▶ Problem requirements
The lines from the top of the material below through the line containing "from matplotlib.lines import Line2D" are to be printed exactly, with pictures omitted.

▶ Supplied material
....................

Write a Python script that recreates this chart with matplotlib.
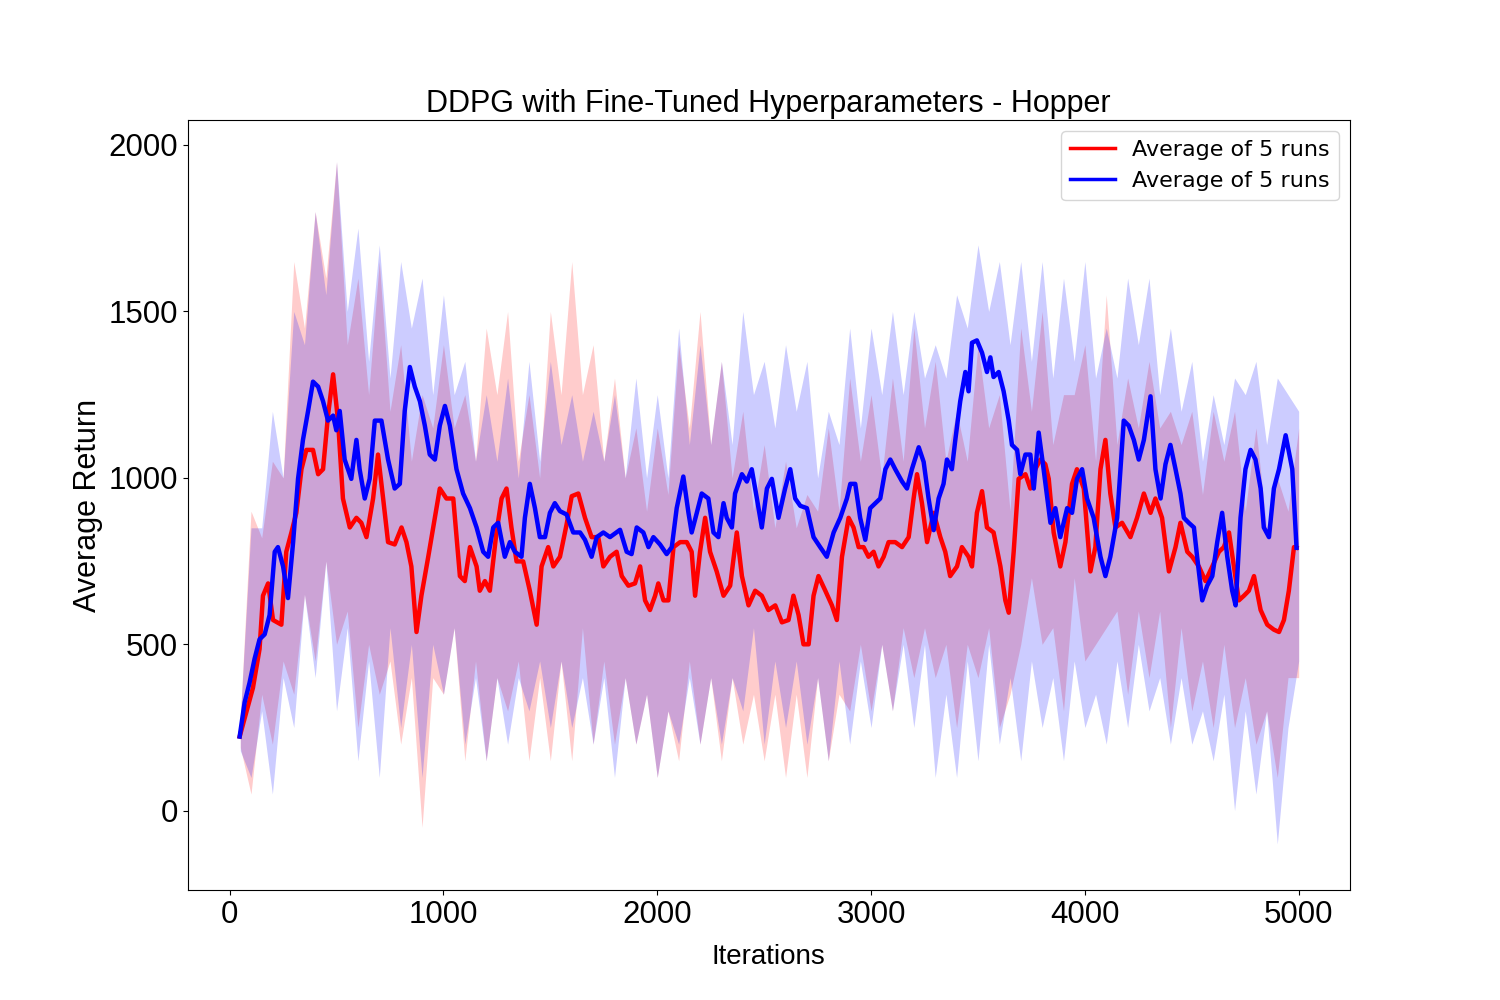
import matplotlib
matplotlib.use("Agg")
import matplotlib.pyplot as plt
from matplotlib.lines import Line2D

# ---- mean curves ----
red_x = [47, 109, 140, 156, 180, 203, 242, 265, 289, 312, 336, 359, 390, 414, 437, 460, 484, 507, 530, 562,
         593, 616, 640, 671, 694, 718, 741, 772, 804, 827, 850, 874, 897, 929, 960, 983, 1014, 1046, 1077, 1100,
         1124, 1155, 1170, 1194, 1217, 1248, 1272, 1295, 1318, 1342, 1373, 1404, 1436, 1459, 1490, 1514, 1545, 1576, 1600, 1631,
         1662, 1693, 1724, 1748, 1779, 1810, 1834, 1865, 1896, 1920, 1943, 1966, 1990, 2005, 2029, 2052, 2076, 2107, 2138, 2161,
         2177, 2200, 2224, 2247, 2278, 2310, 2341, 2372, 2396, 2427, 2458, 2489, 2520, 2552, 2583, 2614, 2637, 2661, 2684, 2708,
         2731, 2754, 2786, 2817, 2840, 2864, 2895, 2918, 2942, 2965, 2988, 3012, 3035, 3059, 3082, 3113, 3145, 3176, 3199, 3215,
         3238, 3262, 3293, 3324, 3347, 3370, 3402, 3425, 3456, 3472, 3495, 3519, 3542, 3573, 3605, 3628, 3644, 3667, 3690, 3722,
         3745, 3768, 3792, 3815, 3831, 3854, 3885, 3909, 3940, 3963, 3995, 4026, 4049, 4073, 4096, 4119, 4143, 4174, 4213, 4244,
         4276, 4307, 4330, 4361, 4393, 4424, 4447, 4479, 4502, 4533, 4564, 4596, 4627, 4650, 4674, 4697, 4720, 4744, 4767, 4791,
         4822, 4853, 4884, 4908, 4931, 4954, 4978, 4990]
red_mean = [223, 369, 486, 646, 683, 573, 559, 778, 836, 895, 1026, 1084, 1084, 1011, 1026, 1187, 1311, 1172, 938, 851,
            880, 865, 822, 938, 1070, 938, 807, 800, 851, 807, 734, 537, 646, 763, 880, 968, 938, 938, 705, 690,
            792, 734, 661, 690, 661, 836, 938, 968, 851, 749, 749, 661, 559, 734, 792, 734, 763, 860, 945, 953,
            880, 822, 822, 734, 763, 778, 705, 676, 683, 734, 632, 603, 646, 683, 632, 632, 792, 807, 807, 778,
            646, 778, 880, 778, 719, 646, 676, 836, 705, 617, 661, 646, 603, 617, 566, 573, 646, 588, 500, 500,
            646, 705, 661, 617, 573, 763, 880, 851, 792, 792, 763, 778, 734, 763, 807, 807, 792, 822, 938, 1011,
            924, 807, 895, 822, 778, 705, 734, 792, 763, 734, 895, 960, 851, 836, 734, 632, 595, 778, 997, 1011,
            968, 1026, 1055, 1041, 997, 836, 734, 807, 982, 1026, 968, 719, 792, 1026, 1114, 953, 851, 865, 822, 880,
            953, 895, 938, 880, 719, 792, 865, 778, 763, 734, 690, 734, 778, 792, 836, 734, 632, 646, 661, 705,
            603, 559, 544, 537, 573, 661, 792, 790]

blue_x = [47, 70, 93, 117, 140, 164, 187, 211, 226, 250, 273, 297, 320, 343, 367, 390, 414, 437, 460, 484,
          499, 515, 538, 569, 593, 608, 632, 655, 679, 710, 741, 772, 796, 819, 843, 866, 890, 913, 936, 960,
          983, 1007, 1030, 1061, 1092, 1124, 1155, 1186, 1209, 1233, 1256, 1287, 1311, 1334, 1365, 1381, 1404, 1428, 1451, 1475,
          1498, 1521, 1545, 1576, 1607, 1639, 1662, 1693, 1717, 1748, 1779, 1826, 1857, 1880, 1904, 1935, 1959, 1982, 2013, 2044,
          2068, 2091, 2122, 2146, 2161, 2185, 2208, 2239, 2263, 2286, 2310, 2325, 2349, 2364, 2396, 2419, 2442, 2466, 2489, 2513,
          2536, 2567, 2598, 2622, 2645, 2669, 2700, 2731, 2762, 2793, 2825, 2856, 2887, 2903, 2926, 2949, 2973, 2996, 3020, 3043,
          3067, 3090, 3113, 3145, 3168, 3191, 3223, 3246, 3269, 3293, 3316, 3339, 3355, 3378, 3394, 3417, 3441, 3456, 3472, 3495,
          3519, 3542, 3558, 3573, 3597, 3620, 3644, 3659, 3683, 3698, 3722, 3745, 3761, 3784, 3807, 3839, 3862, 3885, 3917, 3940,
          3963, 3987, 4010, 4041, 4073, 4096, 4119, 4151, 4182, 4205, 4229, 4252, 4276, 4307, 4330, 4354, 4377, 4400, 4424, 4447,
          4463, 4486, 4510, 4525, 4549, 4572, 4596, 4619, 4642, 4666, 4689, 4705, 4728, 4751, 4775, 4798, 4822, 4837, 4861, 4884,
          4908, 4939, 4970, 4990]
blue_mean = [223, 325, 384, 457, 515, 530, 588, 778, 792, 734, 639, 807, 997, 1114, 1201, 1289, 1274, 1230, 1172, 1187,
             1143, 1201, 1055, 997, 1114, 1026, 938, 997, 1172, 1172, 1055, 968, 982, 1201, 1333, 1274, 1230, 1157, 1070, 1055,
             1157, 1216, 1157, 1026, 953, 909, 851, 778, 763, 851, 865, 763, 807, 778, 763, 880, 982, 909, 822, 822,
             895, 924, 900, 890, 836, 836, 814, 763, 822, 836, 822, 844, 778, 771, 851, 836, 792, 822, 800, 771,
             792, 909, 1004, 895, 836, 895, 953, 938, 836, 822, 924, 880, 851, 953, 1011, 989, 1026, 938, 851, 968,
             997, 880, 968, 1026, 938, 916, 909, 822, 792, 763, 836, 880, 938, 982, 982, 880, 814, 909, 924, 938,
             1026, 1055, 1026, 989, 968, 1026, 1092, 1048, 938, 843, 938, 982, 1055, 1026, 1114, 1230, 1318, 1260, 1406, 1413,
             1376, 1318, 1362, 1303, 1318, 1260, 1172, 1099, 1084, 1011, 1070, 1070, 968, 1136, 1026, 865, 909, 822, 909, 895,
             997, 1026, 938, 880, 763, 705, 763, 880, 1172, 1157, 1114, 1055, 1114, 1245, 1026, 938, 1041, 1099, 1026, 953,
             880, 865, 851, 763, 632, 676, 705, 807, 895, 763, 661, 617, 880, 1026, 1084, 1055, 968, 851, 822, 968,
             1026, 1128, 1026, 790]

# ---- shaded spread (every 50 iterations) ----
band_x = list(range(50, 5001, 50))
red_hi = [280, 900, 820, 1050, 1000, 1650, 1450, 1800, 1600, 1950,
          1400, 1600, 1250, 1650, 1200, 1400, 1050, 1250, 1150, 1400,
          1150, 1250, 1050, 1450, 1250, 1500, 1050, 1250, 1000, 1500,
          1250, 1650, 1250, 1400, 1050, 1300, 1000, 1150, 900, 1150,
          950, 1400, 1150, 1500, 1100, 1350, 1000, 1200, 900, 1100,
          850, 1050, 850, 950, 900, 1150, 900, 1300, 1050, 1250,
          1000, 1300, 1050, 1450, 1150, 1350, 1050, 1200, 1050, 1400,
          1150, 1250, 900, 1450, 1200, 1500, 1100, 1250, 1250, 1400,
          1050, 1550, 1100, 1300, 1150, 1350, 1150, 1200, 1100, 1200,
          950, 1200, 1050, 1200, 900, 1150, 850, 1000, 900, 1150]
red_lo = [190, 50, 350, 200, 450, 350, 650, 450, 750, 500,
          600, 250, 500, 350, 450, 200, 400, -50, 400, 350,
          550, 150, 450, 150, 400, 300, 450, 150, 400, 150,
          450, 150, 550, 200, 450, 200, 400, 200, 350, 100,
          300, 150, 450, 200, 400, 150, 400, 200, 350, 150,
          350, 100, 350, 100, 400, 150, 350, 300, 500, 300,
          500, 300, 550, 400, 550, 400, 500, 250, 500, 400,
          550, 250, 350, 500, 700, 500, 550, 300, 700, 450,
          500, 550, 600, 350, 600, 400, 600, 250, 550, 300,
          450, 250, 500, 250, 400, 200, 300, 100, 400, 400]
blue_hi = [280, 850, 850, 1200, 1000, 1500, 1400, 1800, 1550, 1950,
           1500, 1750, 1350, 1700, 1300, 1650, 1450, 1600, 1250, 1550,
           1250, 1350, 1050, 1250, 1050, 1300, 1000, 1350, 1050, 1350,
           1100, 1250, 1050, 1200, 1050, 1250, 1000, 1300, 1000, 1250,
           1000, 1450, 1100, 1400, 1100, 1350, 1100, 1500, 1250, 1350,
           1150, 1400, 1200, 1350, 1000, 1200, 1100, 1450, 1150, 1450,
           1250, 1500, 1250, 1500, 1300, 1400, 1300, 1550, 1450, 1700,
           1500, 1650, 1400, 1650, 1350, 1650, 1300, 1600, 1350, 1650,
           1300, 1450, 1300, 1600, 1400, 1600, 1250, 1450, 1200, 1350,
           1050, 1250, 1100, 1300, 1250, 1350, 1100, 1300, 1250, 1200]
blue_lo = [180, 100, 300, 50, 400, 250, 650, 400, 750, 300,
           550, 150, 450, 100, 550, 250, 500, 100, 500, 350,
           550, 200, 400, 150, 400, 200, 400, 300, 450, 250,
           450, 250, 400, 200, 400, 100, 400, 200, 350, 100,
           300, 200, 400, 200, 400, 200, 400, 300, 550, 200,
           450, 250, 450, 200, 400, 150, 450, 200, 450, 250,
           500, 300, 500, 250, 500, 100, 350, 100, 450, 150,
           500, 200, 400, 150, 450, 250, 400, 150, 450, 250,
           350, 200, 450, 250, 500, 300, 400, 200, 400, 200,
           300, 150, 350, 0, 300, 50, 300, -100, 250, 450]

x_ticks = [0, 1000, 2000, 3000, 4000, 5000]
y_ticks = [0, 500, 1000, 1500, 2000]
legend_labels = ["Average of 5 runs", "Average of 5 runs"]

plt.rcParams['font.family'] = ['Liberation Sans', 'DejaVu Sans']

fig = plt.figure(figsize=(15, 10), dpi=100)
ax = fig.add_axes([0.125, 0.11, 0.775, 0.77])

ax.fill_between(band_x, red_lo, red_hi, color='red', alpha=0.2, linewidth=0)
ax.fill_between(band_x, blue_lo, blue_hi, color='blue', alpha=0.2, linewidth=0)
ax.plot(red_x, red_mean, color='red', linewidth=3.2)
ax.plot(blue_x, blue_mean, color='blue', linewidth=3.2)

ax.set_xlim(-197, 5240)
ax.set_ylim(-238, 2075)
ax.set_xticks(x_ticks)
ax.set_yticks(y_ticks)
ax.tick_params(labelsize=22.5)
ax.set_title("DDPG with Fine-Tuned Hyperparameters - Hopper", fontsize=22)
ax.set_xlabel("Iterations", fontsize=20, labelpad=10)
ax.set_ylabel("Average Return", fontsize=22)

handles = [Line2D([0], [0], color='red', linewidth=2.5),
           Line2D([0], [0], color='blue', linewidth=2.5)]
ax.legend(handles, legend_labels, loc='upper right',
          prop={'family': 'DejaVu Sans', 'size': 16})

fig.savefig("out.png", dpi=100)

....................

▶ Task answer
Write a Python script that recreates this chart with matplotlib.
import matplotlib
matplotlib.use("Agg")
import matplotlib.pyplot as plt
from matplotlib.lines import Line2D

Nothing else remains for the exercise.